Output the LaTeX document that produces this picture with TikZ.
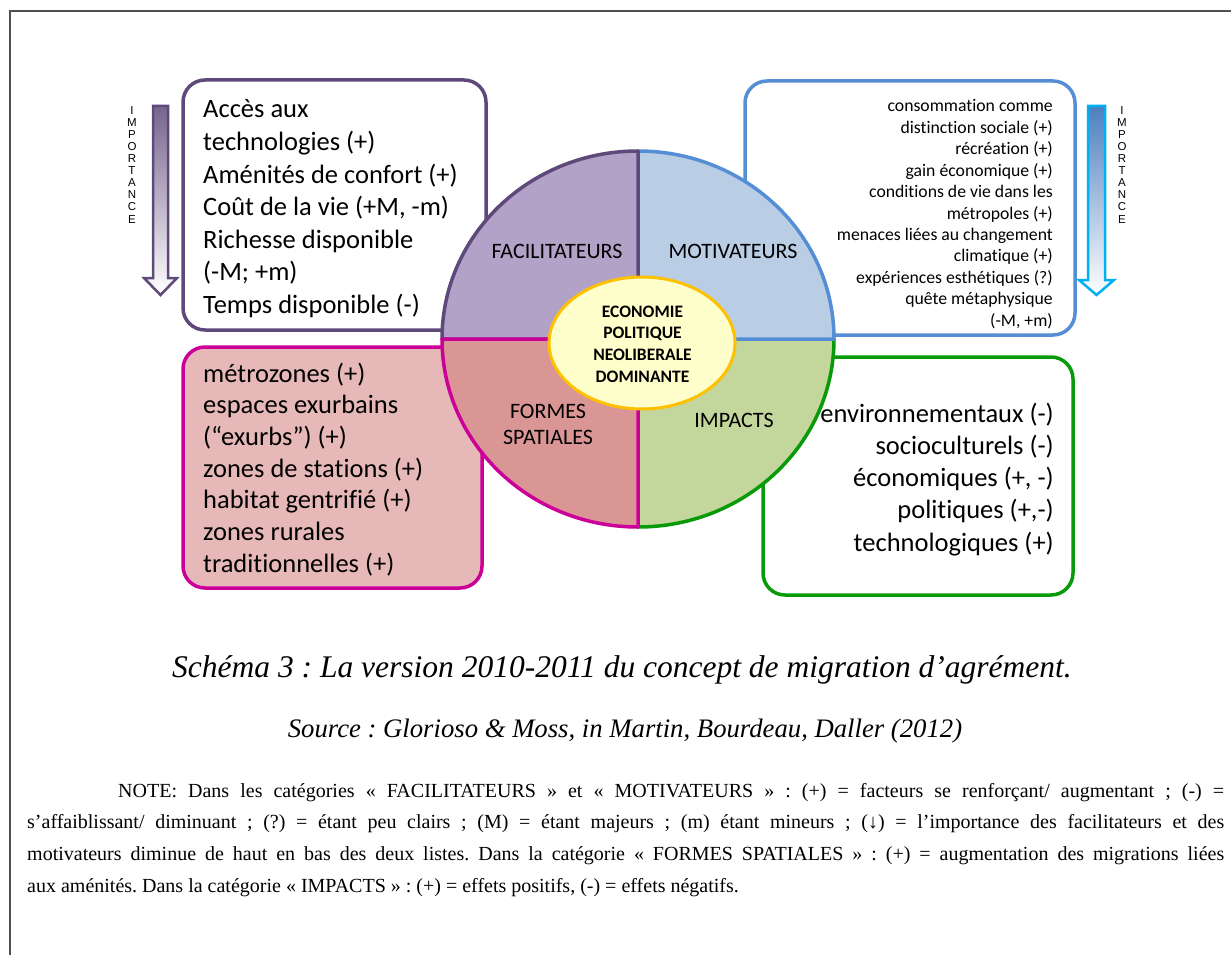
\documentclass[tikz,border=0pt]{standalone}
\usepackage{fontspec}
\setmainfont{Liberation Serif}
\newfontfamily\calibri[Ligatures=NoCommon]{Carlito}
\newfontfamily\arialf{Liberation Sans}
\usepackage{xcolor}
\usetikzlibrary{positioning, calc}
\frenchspacing

\definecolor{facborder}{HTML}{5F497A}
\definecolor{facfill}{HTML}{B2A2C7}
\definecolor{motborder}{HTML}{558ED5}
\definecolor{motfill}{HTML}{B9CDE5}
\definecolor{forborder}{HTML}{CC0099}
\definecolor{forfill}{HTML}{D99694}
\definecolor{forbox}{HTML}{E6B9B8}
\definecolor{impborder}{HTML}{089A08}
\definecolor{impfill}{HTML}{C3D69B}
\definecolor{ecoborder}{HTML}{FFC000}
\definecolor{ecofill}{HTML}{FFFFCC}
\definecolor{framegray}{HTML}{505050}
\definecolor{arrowcyan}{HTML}{00B0F0}

\tikzset{
  listbox/.style={rounded corners=22pt, line width=3.5pt},
  quadrant/.style={line width=3.5pt, line join=round},
  bigtxt/.style={font=\calibri\fontsize{26.5}{32.5}\selectfont, inner sep=0pt},
  smalltxt/.style={font=\calibri\fontsize{17.7}{21.4}\selectfont, inner sep=0pt},
  quadtxt/.style={font=\calibri\fontsize{22}{26.7}\selectfont, inner sep=0pt, align=center},
  ecotxt/.style={font=\calibri\bfseries\fontsize{17.5}{21.6}\selectfont, inner sep=0pt, align=center},
  imptxt/.style={font=\arialf\fontsize{11.5}{12.1}\selectfont, inner sep=0pt, align=center},
  notetxt/.style={font=\fontsize{20}{31.7}\selectfont, inner sep=0pt, text width=1197pt, align=justify},
}

\begin{document}
\begin{tikzpicture}[x=1pt, y=-1pt]
    \useasboundingbox (0,0) rectangle (1231,955);

    % Frame
    \draw[framegray, line width=2pt] (9.5,955) -- (9.5,11) -- (1231,11);

    % List boxes
    \draw[listbox, facborder, fill=white] (183,80) rectangle (486,330);
    \draw[listbox, motborder, fill=white] (745,81) rectangle (1075,335);
    \draw[listbox, forborder, fill=forbox] (183,347) rectangle (482,588);
    \draw[listbox, impborder, fill=white] (763,357) rectangle (1073,595);

    % Importance arrows
    \draw[facborder, line width=2.5pt, line join=miter, top color=facborder!85!white, bottom color=white]
        (153,106) -- (168,106) -- (168,278) -- (177,278) -- (160.5,295) -- (144,278) -- (153,278) -- cycle;
    \draw[arrowcyan, line width=2.5pt, line join=miter, top color=motborder!90!black, bottom color=white]
        (1088,106) -- (1105,106) -- (1105,280) -- (1114,280) -- (1096.5,295) -- (1079,280) -- (1088,280) -- cycle;
    \node[imptxt, anchor=north] (impleft) at (132,106) {I\\M\\P\\O\\R\\T\\A\\N\\C\\E};
    \node[imptxt, anchor=north] (impright) at (1122,106) {I\\M\\P\\O\\R\\T\\A\\N\\C\\E};

    % Circle quadrants
    \coordinate (c) at (638,339);
    \def\rx{196}
    \def\ry{188}
    \filldraw[quadrant, impborder, fill=impfill] (c) -- ++(\rx,0) arc[start angle=0, end angle=90, x radius=\rx, y radius=\ry] -- cycle;
    \filldraw[quadrant, motborder, fill=motfill] (c) -- ++(0,-\ry) arc[start angle=270, end angle=360, x radius=\rx, y radius=\ry] -- cycle;
    \filldraw[quadrant, facborder, fill=facfill] (c) -- ++(-\rx,0) arc[start angle=180, end angle=270, x radius=\rx, y radius=\ry] -- cycle;
    \filldraw[quadrant, forborder, fill=forfill] (c) -- ++(0,\ry) arc[start angle=90, end angle=180, x radius=\rx, y radius=\ry] -- cycle;

    % Centre
    \filldraw[ecoborder, fill=ecofill, line width=3pt] (642,343) ellipse[x radius=93, y radius=66];
    \node[ecotxt] (eco) at (642.5,344) {ECONOMIE\\POLITIQUE\\NEOLIBERALE\\DOMINANTE};

    % Quadrant labels
    \node[quadtxt, anchor=base] (fac) at (557,258) {FACILITATEURS};
    \node[quadtxt, anchor=base] (mot) at (733,258) {MOTIVATEURS};
    \node[quadtxt] (for) at (548,424.5) {FORMES\\SPATIALES};
    \node[quadtxt, anchor=base] (imp) at (734,427) {IMPACTS};

    % Lists
    \foreach \ligne [count=\i] in {Accès aux, technologies (+), Aménités de confort (+), {Coût de la vie (+M, -m)}, Richesse disponible, {(-M; +m)}, Temps disponible (-)}
        \node[bigtxt, anchor=base west] (fac\i) at (203,{118+32.5*(\i-1)}) {\ligne};
    \foreach \ligne [count=\i] in {consommation comme, distinction sociale (+), récréation (+), gain économique (+), conditions de vie dans les, métropoles (+), menaces liées au changement, climatique (+), expériences esthétiques (?), quête métaphysique, {(-M, +m)}}
        \node[smalltxt, anchor=base east] (mot\i) at (1053,{112+21.4*(\i-1)}) {\ligne};
    \foreach \ligne [count=\i] in {métrozones (+), espaces exurbains, {(“exurbs”) (+)}, zones de stations (+), habitat gentrifié (+), zones rurales, traditionnelles (+)}
        \node[bigtxt, anchor=base west] (for\i) at (203,{382+31.7*(\i-1)}) {\ligne};
    \foreach \ligne [count=\i] in {environnementaux (-), socioculturels (-), {économiques (+, -)}, {politiques (+,-)}, technologiques (+)}
        \node[bigtxt, anchor=base east] (imp\i) at (1054,{422+32.25*(\i-1)}) {\ligne};

    % Caption
    \node[font=\itshape\fontsize{31.5}{38}\selectfont, inner sep=0pt, anchor=base] (titre) at (622,677)
        {Schéma 3 : La version 2010-2011 du concept de migration d’agrément.};
    \node[font=\itshape\fontsize{26.7}{32}\selectfont, inner sep=0pt, anchor=base] (source) at (625,737)
        {Source : Glorioso \& Moss, in Martin, Bourdeau, Daller (2012)};

    % Note
    \node[notetxt, anchor=north west] (note) at (27,783) {\hyphenpenalty=10000\hspace*{91pt}NOTE: Dans les catégories «~FACILITATEURS~» et «~MOTIVATEURS~» : (+) = facteurs se renforçant/ augmentant ; (-)~=\linebreak s’affaiblissant/ diminuant ; (?) = étant peu clairs ; (M) = étant majeurs ; (m) étant mineurs ; (↓) = l’importance des facilitateurs et des\linebreak motivateurs diminue de haut en bas des deux listes. Dans la catégorie «~FORMES SPATIALES~» : (+) = augmentation des migrations liées\linebreak aux aménités. Dans la catégorie «~IMPACTS~» : (+) = effets positifs, (-) = effets négatifs.};
\end{tikzpicture}
\end{document}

| WHAT YOU NEED TO DO |
Give an exact reproduction of every line, leaving out any picture.

| RESPONSE TO THIS TASK |
Output the LaTeX document that produces this picture with TikZ.
\documentclass[tikz,border=0pt]{standalone}
\usepackage{fontspec}
\setmainfont{Liberation Serif}
\newfontfamily\calibri[Ligatures=NoCommon]{Carlito}
\newfontfamily\arialf{Liberation Sans}
\usepackage{xcolor}
\usetikzlibrary{positioning, calc}
\frenchspacing

\definecolor{facborder}{HTML}{5F497A}
\definecolor{facfill}{HTML}{B2A2C7}
\definecolor{motborder}{HTML}{558ED5}
\definecolor{motfill}{HTML}{B9CDE5}
\definecolor{forborder}{HTML}{CC0099}
\definecolor{forfill}{HTML}{D99694}
\definecolor{forbox}{HTML}{E6B9B8}
\definecolor{impborder}{HTML}{089A08}
\definecolor{impfill}{HTML}{C3D69B}
\definecolor{ecoborder}{HTML}{FFC000}
\definecolor{ecofill}{HTML}{FFFFCC}
\definecolor{framegray}{HTML}{505050}
\definecolor{arrowcyan}{HTML}{00B0F0}

\tikzset{
  listbox/.style={rounded corners=22pt, line width=3.5pt},
  quadrant/.style={line width=3.5pt, line join=round},
  bigtxt/.style={font=\calibri\fontsize{26.5}{32.5}\selectfont, inner sep=0pt},
  smalltxt/.style={font=\calibri\fontsize{17.7}{21.4}\selectfont, inner sep=0pt},
  quadtxt/.style={font=\calibri\fontsize{22}{26.7}\selectfont, inner sep=0pt, align=center},
  ecotxt/.style={font=\calibri\bfseries\fontsize{17.5}{21.6}\selectfont, inner sep=0pt, align=center},
  imptxt/.style={font=\arialf\fontsize{11.5}{12.1}\selectfont, inner sep=0pt, align=center},
  notetxt/.style={font=\fontsize{20}{31.7}\selectfont, inner sep=0pt, text width=1197pt, align=justify},
}

\begin{document}
\begin{tikzpicture}[x=1pt, y=-1pt]
    \useasboundingbox (0,0) rectangle (1231,955);

    % Frame
    \draw[framegray, line width=2pt] (9.5,955) -- (9.5,11) -- (1231,11);

    % List boxes
    \draw[listbox, facborder, fill=white] (183,80) rectangle (486,330);
    \draw[listbox, motborder, fill=white] (745,81) rectangle (1075,335);
    \draw[listbox, forborder, fill=forbox] (183,347) rectangle (482,588);
    \draw[listbox, impborder, fill=white] (763,357) rectangle (1073,595);

    % Importance arrows
    \draw[facborder, line width=2.5pt, line join=miter, top color=facborder!85!white, bottom color=white]
        (153,106) -- (168,106) -- (168,278) -- (177,278) -- (160.5,295) -- (144,278) -- (153,278) -- cycle;
    \draw[arrowcyan, line width=2.5pt, line join=miter, top color=motborder!90!black, bottom color=white]
        (1088,106) -- (1105,106) -- (1105,280) -- (1114,280) -- (1096.5,295) -- (1079,280) -- (1088,280) -- cycle;
    \node[imptxt, anchor=north] (impleft) at (132,106) {I\\M\\P\\O\\R\\T\\A\\N\\C\\E};
    \node[imptxt, anchor=north] (impright) at (1122,106) {I\\M\\P\\O\\R\\T\\A\\N\\C\\E};

    % Circle quadrants
    \coordinate (c) at (638,339);
    \def\rx{196}
    \def\ry{188}
    \filldraw[quadrant, impborder, fill=impfill] (c) -- ++(\rx,0) arc[start angle=0, end angle=90, x radius=\rx, y radius=\ry] -- cycle;
    \filldraw[quadrant, motborder, fill=motfill] (c) -- ++(0,-\ry) arc[start angle=270, end angle=360, x radius=\rx, y radius=\ry] -- cycle;
    \filldraw[quadrant, facborder, fill=facfill] (c) -- ++(-\rx,0) arc[start angle=180, end angle=270, x radius=\rx, y radius=\ry] -- cycle;
    \filldraw[quadrant, forborder, fill=forfill] (c) -- ++(0,\ry) arc[start angle=90, end angle=180, x radius=\rx, y radius=\ry] -- cycle;

    % Centre
    \filldraw[ecoborder, fill=ecofill, line width=3pt] (642,343) ellipse[x radius=93, y radius=66];
    \node[ecotxt] (eco) at (642.5,344) {ECONOMIE\\POLITIQUE\\NEOLIBERALE\\DOMINANTE};

    % Quadrant labels
    \node[quadtxt, anchor=base] (fac) at (557,258) {FACILITATEURS};
    \node[quadtxt, anchor=base] (mot) at (733,258) {MOTIVATEURS};
    \node[quadtxt] (for) at (548,424.5) {FORMES\\SPATIALES};
    \node[quadtxt, anchor=base] (imp) at (734,427) {IMPACTS};

    % Lists
    \foreach \ligne [count=\i] in {Accès aux, technologies (+), Aménités de confort (+), {Coût de la vie (+M, -m)}, Richesse disponible, {(-M; +m)}, Temps disponible (-)}
        \node[bigtxt, anchor=base west] (fac\i) at (203,{118+32.5*(\i-1)}) {\ligne};
    \foreach \ligne [count=\i] in {consommation comme, distinction sociale (+), récréation (+), gain économique (+), conditions de vie dans les, métropoles (+), menaces liées au changement, climatique (+), expériences esthétiques (?), quête métaphysique, {(-M, +m)}}
        \node[smalltxt, anchor=base east] (mot\i) at (1053,{112+21.4*(\i-1)}) {\ligne};
    \foreach \ligne [count=\i] in {métrozones (+), espaces exurbains, {(“exurbs”) (+)}, zones de stations (+), habitat gentrifié (+), zones rurales, traditionnelles (+)}
        \node[bigtxt, anchor=base west] (for\i) at (203,{382+31.7*(\i-1)}) {\ligne};
    \foreach \ligne [count=\i] in {environnementaux (-), socioculturels (-), {économiques (+, -)}, {politiques (+,-)}, technologiques (+)}
        \node[bigtxt, anchor=base east] (imp\i) at (1054,{422+32.25*(\i-1)}) {\ligne};

    % Caption
    \node[font=\itshape\fontsize{31.5}{38}\selectfont, inner sep=0pt, anchor=base] (titre) at (622,677)
        {Schéma 3 : La version 2010-2011 du concept de migration d’agrément.};
    \node[font=\itshape\fontsize{26.7}{32}\selectfont, inner sep=0pt, anchor=base] (source) at (625,737)
        {Source : Glorioso \& Moss, in Martin, Bourdeau, Daller (2012)};

    % Note
    \node[notetxt, anchor=north west] (note) at (27,783) {\hyphenpenalty=10000\hspace*{91pt}NOTE: Dans les catégories «~FACILITATEURS~» et «~MOTIVATEURS~» : (+) = facteurs se renforçant/ augmentant ; (-)~=\linebreak s’affaiblissant/ diminuant ; (?) = étant peu clairs ; (M) = étant majeurs ; (m) étant mineurs ; (↓) = l’importance des facilitateurs et des\linebreak motivateurs diminue de haut en bas des deux listes. Dans la catégorie «~FORMES SPATIALES~» : (+) = augmentation des migrations liées\linebreak aux aménités. Dans la catégorie «~IMPACTS~» : (+) = effets positifs, (-) = effets négatifs.};
\end{tikzpicture}
\end{document}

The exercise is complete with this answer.